PROBLEM STATEMENT: In this exercise, return the whole listing exactly, excluding any images.

DATA:
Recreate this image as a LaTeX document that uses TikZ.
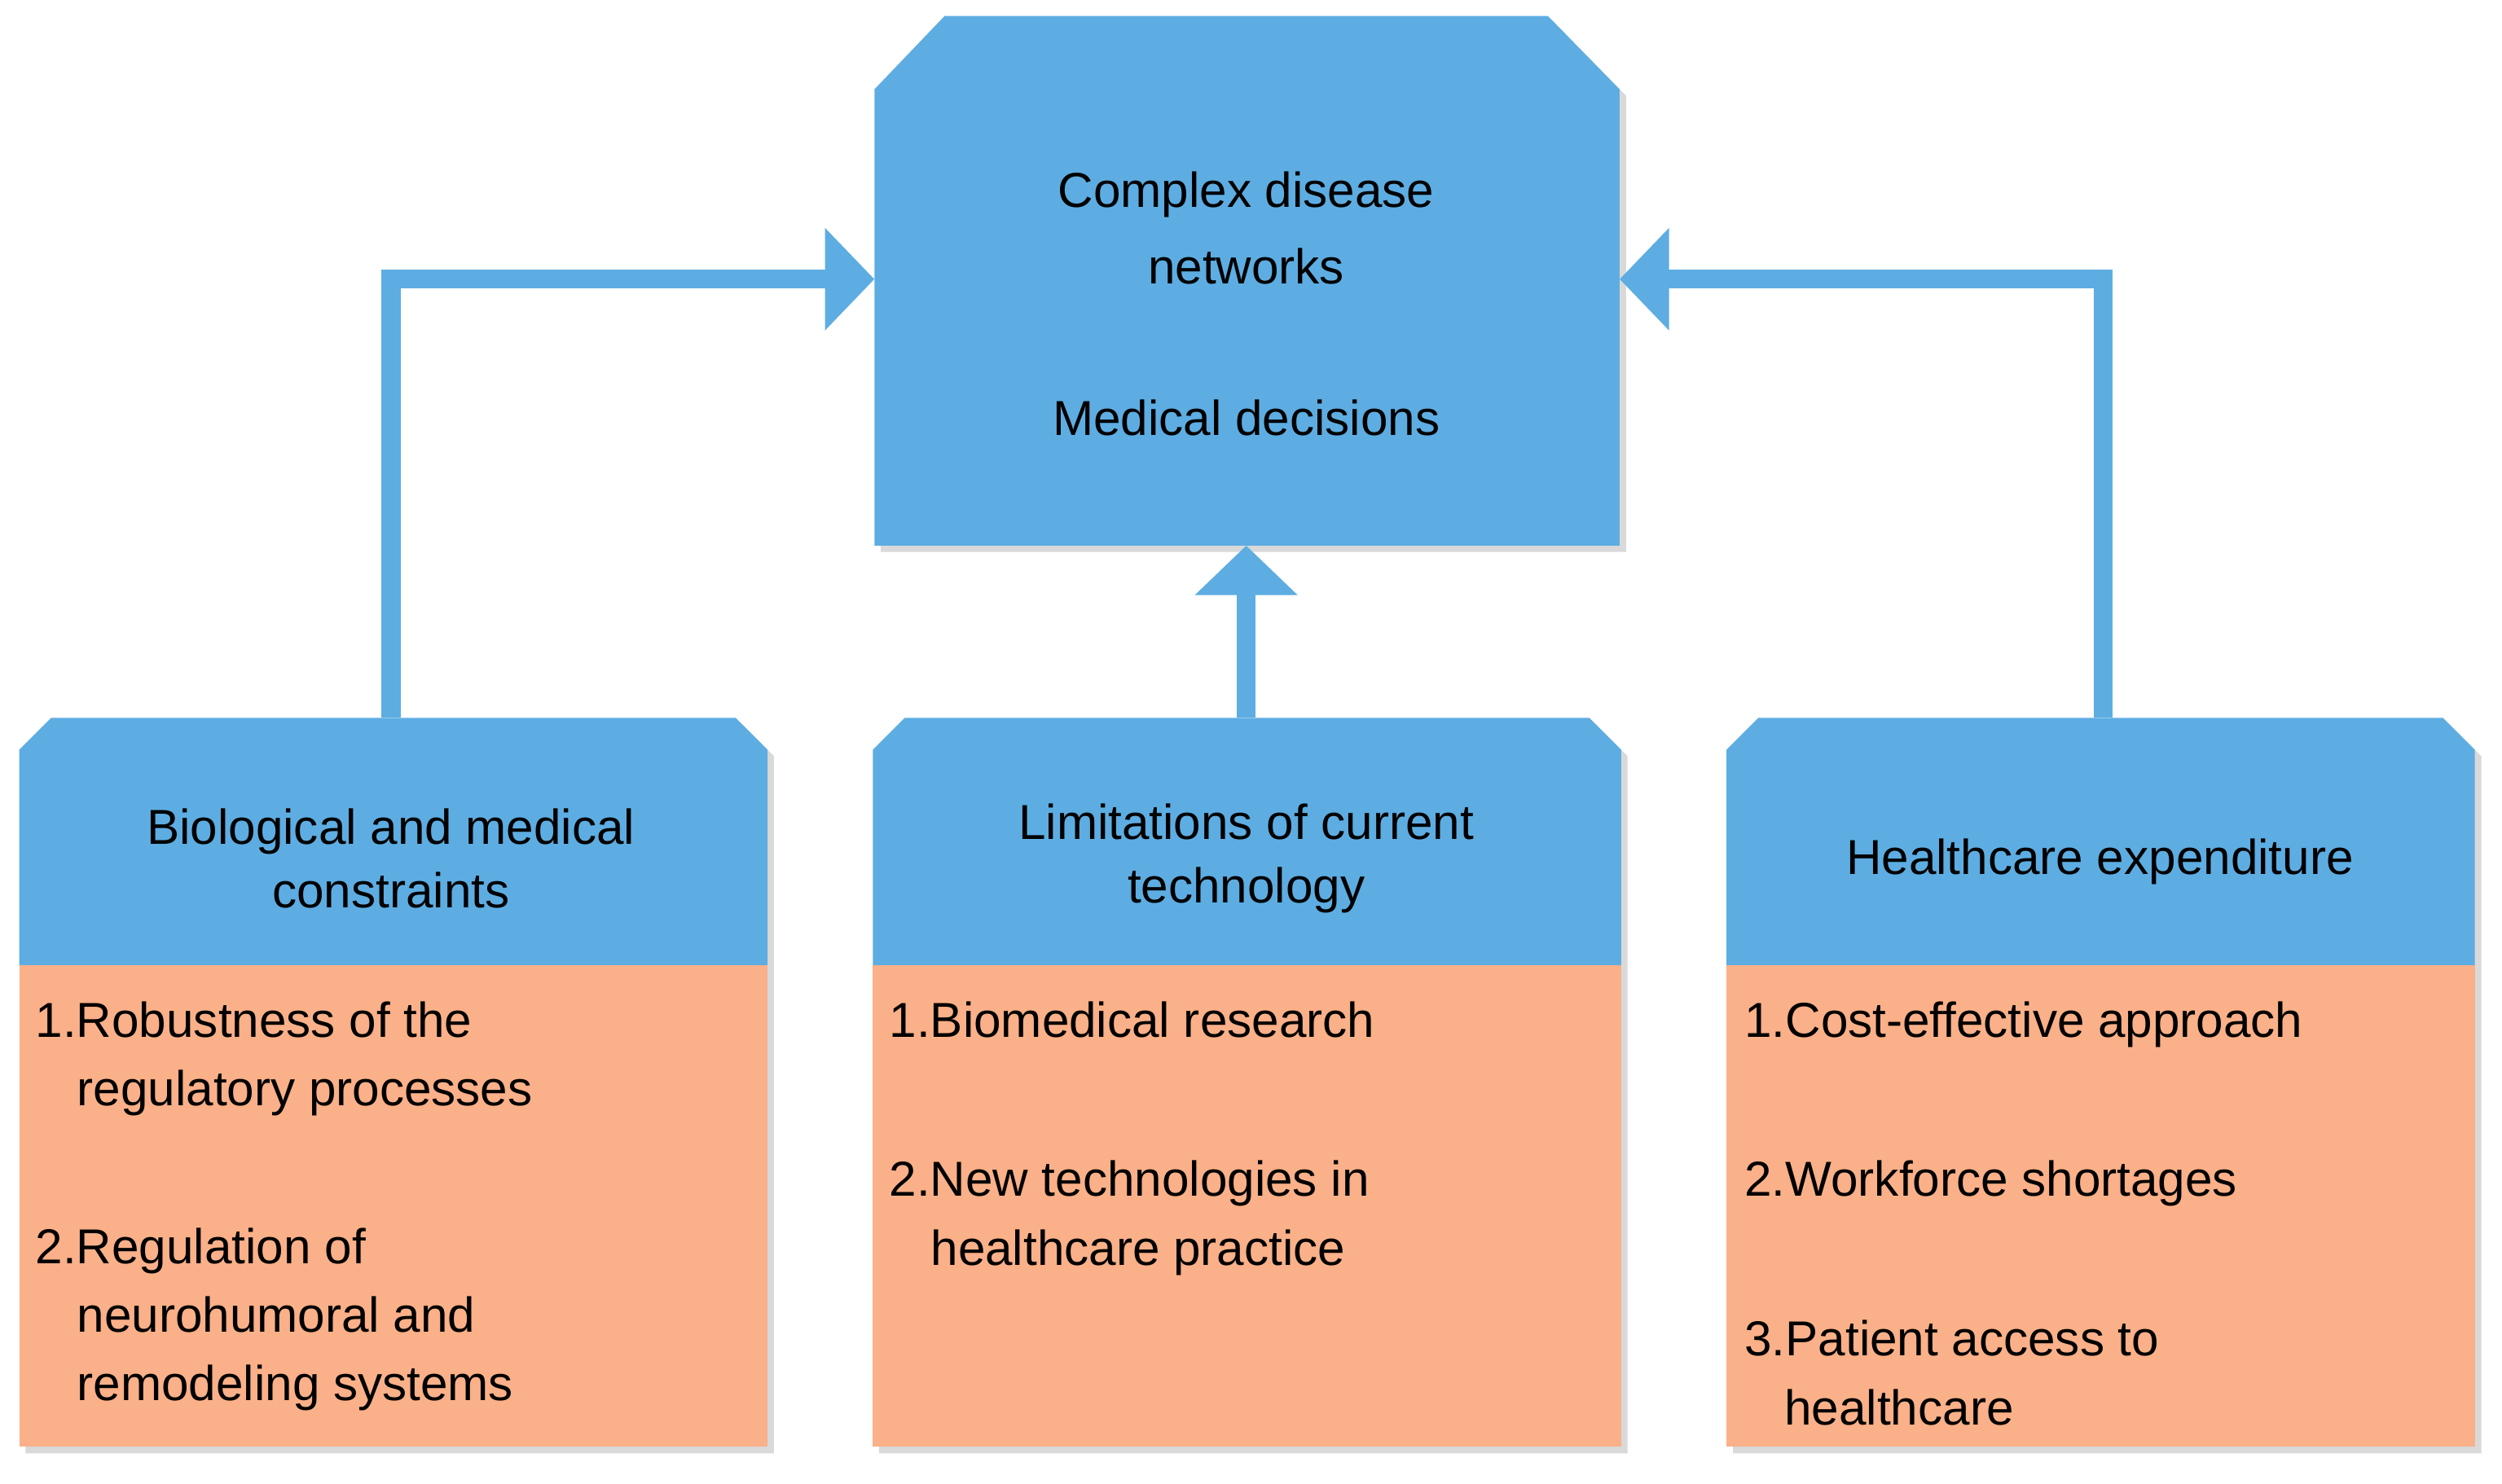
\documentclass[tikz,border=0pt]{standalone}
\usepackage{fontspec}
\setmainfont{Liberation Sans}
\usetikzlibrary{arrows.meta}
\definecolor{bl}{RGB}{93,173,226}
\definecolor{orr}{RGB}{250,176,136}
\begin{document}
\begin{tikzpicture}[x=0.02cm,y=-0.02cm,
  txt/.style={font=\fontsize{17.5}{21}\selectfont, inner sep=0pt, align=center},
  itm/.style={font=\fontsize{17.5}{21}\selectfont, inner sep=0pt, anchor=base west},
  conn/.style={draw=bl, line width=6.8pt, -{Triangle[length=0.62cm,width=1.25cm]}},
  shad/.style={fill=black!25, opacity=0.6}]
\useasboundingbox (0,0) rectangle (1568,930);
% top box
\fill[shad] (552,60) -- (596,14) -- (974,14) -- (1019,60) -- (1019,346) -- (552,346) -- cycle;
\fill[bl] (548,56) -- (592,10) -- (970,10) -- (1015,56) -- (1015,342) -- (548,342) -- cycle;
\coordinate (topL) at (548,175); \coordinate (topR) at (1015,175); \coordinate (topB) at (781,342);
\node[txt] (t1) at (781,143) {Complex disease\\[0.35em]networks};
\node[txt] (t2) at (781,262) {Medical decisions};
% bottom boxes
\foreach \x/\n in {12/a,547/b,1082/c}{
  \fill[shad] (\x+4,474) -- (\x+24,454) -- (\x+453,454) -- (\x+473,474) -- (\x+473,911) -- (\x+4,911) -- cycle;
  \fill[orr] (\x,605) rectangle (\x+469,907);
  \fill[bl] (\x,470) -- (\x+20,450) -- (\x+449,450) -- (\x+469,470) -- (\x+469,605) -- (\x,605) -- cycle;
}
\coordinate (aT) at (245,450); \coordinate (bT) at (781,450); \coordinate (cT) at (1318,450);
\node[txt] (h1) at (245,538) {Biological and medical\\[0.1em]constraints};
\node[txt] (h2) at (781,538) {Limitations of current\\[0.1em]technology};
\node[txt] (h3) at (1316,540) {Healthcare expenditure};
\node[itm] (a1) at (22,650) {1.Robustness of the};
\node[itm] (a2) at (48,693) {regulatory processes};
\node[itm] (a3) at (22,792) {2.Regulation of};
\node[itm] (a4) at (48,835) {neurohumoral and};
\node[itm] (a5) at (48,878) {remodeling systems};
\node[itm] (b1) at (557,650) {1.Biomedical research};
\node[itm] (b2) at (557,750) {2.New technologies in};
\node[itm] (b3) at (583,793) {healthcare practice};
\node[itm] (c1) at (1093,650) {1.Cost-effective approach};
\node[itm] (c2) at (1093,750) {2.Workforce shortages};
\node[itm] (c3) at (1093,850) {3.Patient access to};
\node[itm] (c4) at (1118,893) {healthcare};
% connectors
\draw[conn] (aT) |- (topL);
\draw[conn] (cT) |- (topR);
\draw[conn] (bT) -- (topB);
\end{tikzpicture}
\end{document}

TASK OUTPUT:
Recreate this image as a LaTeX document that uses TikZ.
\documentclass[tikz,border=0pt]{standalone}
\usepackage{fontspec}
\setmainfont{Liberation Sans}
\usetikzlibrary{arrows.meta}
\definecolor{bl}{RGB}{93,173,226}
\definecolor{orr}{RGB}{250,176,136}
\begin{document}
\begin{tikzpicture}[x=0.02cm,y=-0.02cm,
  txt/.style={font=\fontsize{17.5}{21}\selectfont, inner sep=0pt, align=center},
  itm/.style={font=\fontsize{17.5}{21}\selectfont, inner sep=0pt, anchor=base west},
  conn/.style={draw=bl, line width=6.8pt, -{Triangle[length=0.62cm,width=1.25cm]}},
  shad/.style={fill=black!25, opacity=0.6}]
\useasboundingbox (0,0) rectangle (1568,930);
% top box
\fill[shad] (552,60) -- (596,14) -- (974,14) -- (1019,60) -- (1019,346) -- (552,346) -- cycle;
\fill[bl] (548,56) -- (592,10) -- (970,10) -- (1015,56) -- (1015,342) -- (548,342) -- cycle;
\coordinate (topL) at (548,175); \coordinate (topR) at (1015,175); \coordinate (topB) at (781,342);
\node[txt] (t1) at (781,143) {Complex disease\\[0.35em]networks};
\node[txt] (t2) at (781,262) {Medical decisions};
% bottom boxes
\foreach \x/\n in {12/a,547/b,1082/c}{
  \fill[shad] (\x+4,474) -- (\x+24,454) -- (\x+453,454) -- (\x+473,474) -- (\x+473,911) -- (\x+4,911) -- cycle;
  \fill[orr] (\x,605) rectangle (\x+469,907);
  \fill[bl] (\x,470) -- (\x+20,450) -- (\x+449,450) -- (\x+469,470) -- (\x+469,605) -- (\x,605) -- cycle;
}
\coordinate (aT) at (245,450); \coordinate (bT) at (781,450); \coordinate (cT) at (1318,450);
\node[txt] (h1) at (245,538) {Biological and medical\\[0.1em]constraints};
\node[txt] (h2) at (781,538) {Limitations of current\\[0.1em]technology};
\node[txt] (h3) at (1316,540) {Healthcare expenditure};
\node[itm] (a1) at (22,650) {1.Robustness of the};
\node[itm] (a2) at (48,693) {regulatory processes};
\node[itm] (a3) at (22,792) {2.Regulation of};
\node[itm] (a4) at (48,835) {neurohumoral and};
\node[itm] (a5) at (48,878) {remodeling systems};
\node[itm] (b1) at (557,650) {1.Biomedical research};
\node[itm] (b2) at (557,750) {2.New technologies in};
\node[itm] (b3) at (583,793) {healthcare practice};
\node[itm] (c1) at (1093,650) {1.Cost-effective approach};
\node[itm] (c2) at (1093,750) {2.Workforce shortages};
\node[itm] (c3) at (1093,850) {3.Patient access to};
\node[itm] (c4) at (1118,893) {healthcare};
% connectors
\draw[conn] (aT) |- (topL);
\draw[conn] (cT) |- (topR);
\draw[conn] (bT) -- (topB);
\end{tikzpicture}
\end{document}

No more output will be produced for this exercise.